We have a downstream server that runs Node v8 and connects to mesh external hosts via TLS. We are using the keep alive (KA) agent in Node with a 60s initial delay (keepAliveMsecs
). We are trying to figure out how we can maintain a HTTP keep alive connection to avoid the overhead of opening new TLS sockets with Istio in the mix.
Our hope was that it would be transparent and we could remove the KA agent in our code and shove the responsibility of connection pooling to the proxy, but we have found that might not be possible due to the fact that Envoy does not pool TLS TCP sockets like it does HTTP TCP sockets.

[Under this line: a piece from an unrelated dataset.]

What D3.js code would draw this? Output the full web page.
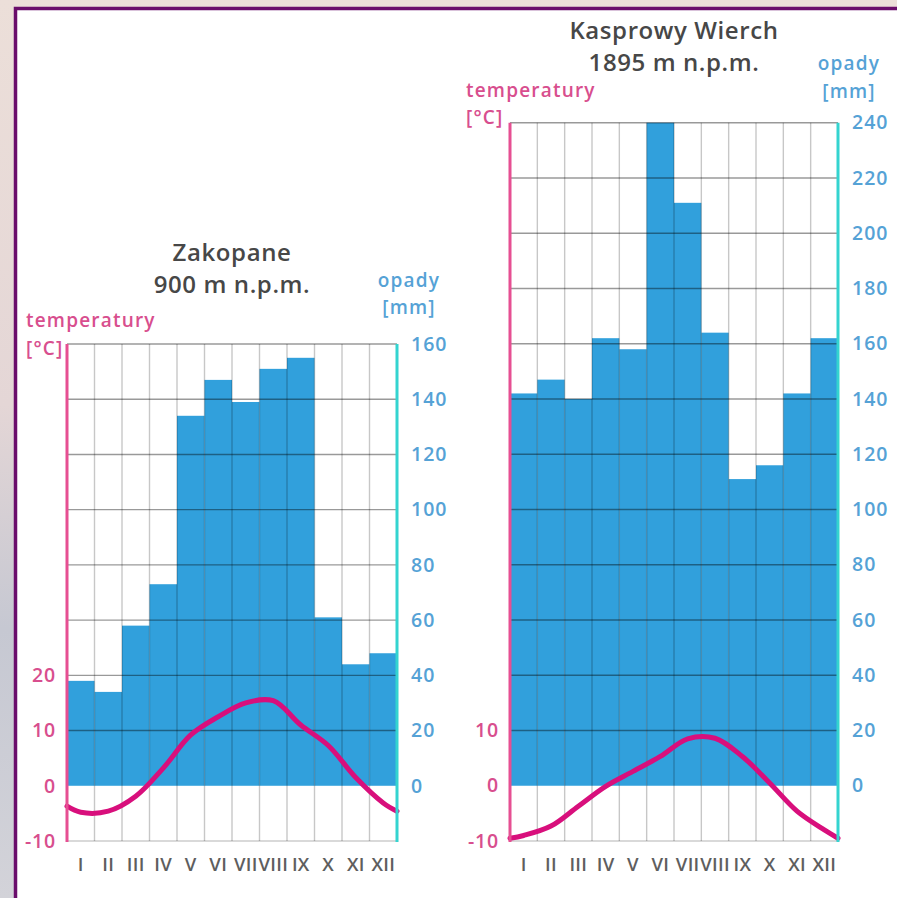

We are running Istio 1.4.6.
Here is what we have tried and noticed:
No ServiceEntry
(se
)/DestinationRule
(dr
)/VirtualService
(vs
) defined:
Downstream <-- TCP KA Socket --> Envoy <-- Socket --> Upstream (external)
The defaults apply, so there is a 60min timeout on the Socket
which will close the downstream TCP KA Socket
. There are times where the upstream will reset the connection and thus we get an ECONNRESET
back to the downstream (the increased frequency triggered us to start digging into this process).
se
(MESH_EXTERNAL
/protocol: TLS
) + dr
(connectionPool.http.idleTimeout
< 60min):
Downstream <-- TCP KA Socket --> Envoy <-- Socket --> Upstream (external)
So same result as with no Istio components, but I expected the socket to timeout earlier, it times out in 60min again, so not sure if the idleTimeout
is getting passed through to the envoy TCP conn. We get the same frequency of ECONNRESET
.
se
(MESH_EXTERNAL
/protocol: TLS
) + dr
(connectionPool.http.idleTimeout
< 60min, tcp. tcpKeepalive.time/interval
set to match the app KA agent):
Downstream <-- TCP KA Socket --> Envoy <-- TCP KA Socket --> Upstream (external)
This seems to be what we want? The idle timeout is still not respected, so it will timeout after 60m and close the downstream socket correctly, but the KA settings should bring us back to our regular connection topology and reduce the ECONNRESET
. We are testing this theory now.
We have tried removing the app KA to let envoy manage, but ran into it closing the connection after each request due to the description I provided above.
Any feedback would be appreciated on best practice in this scenario.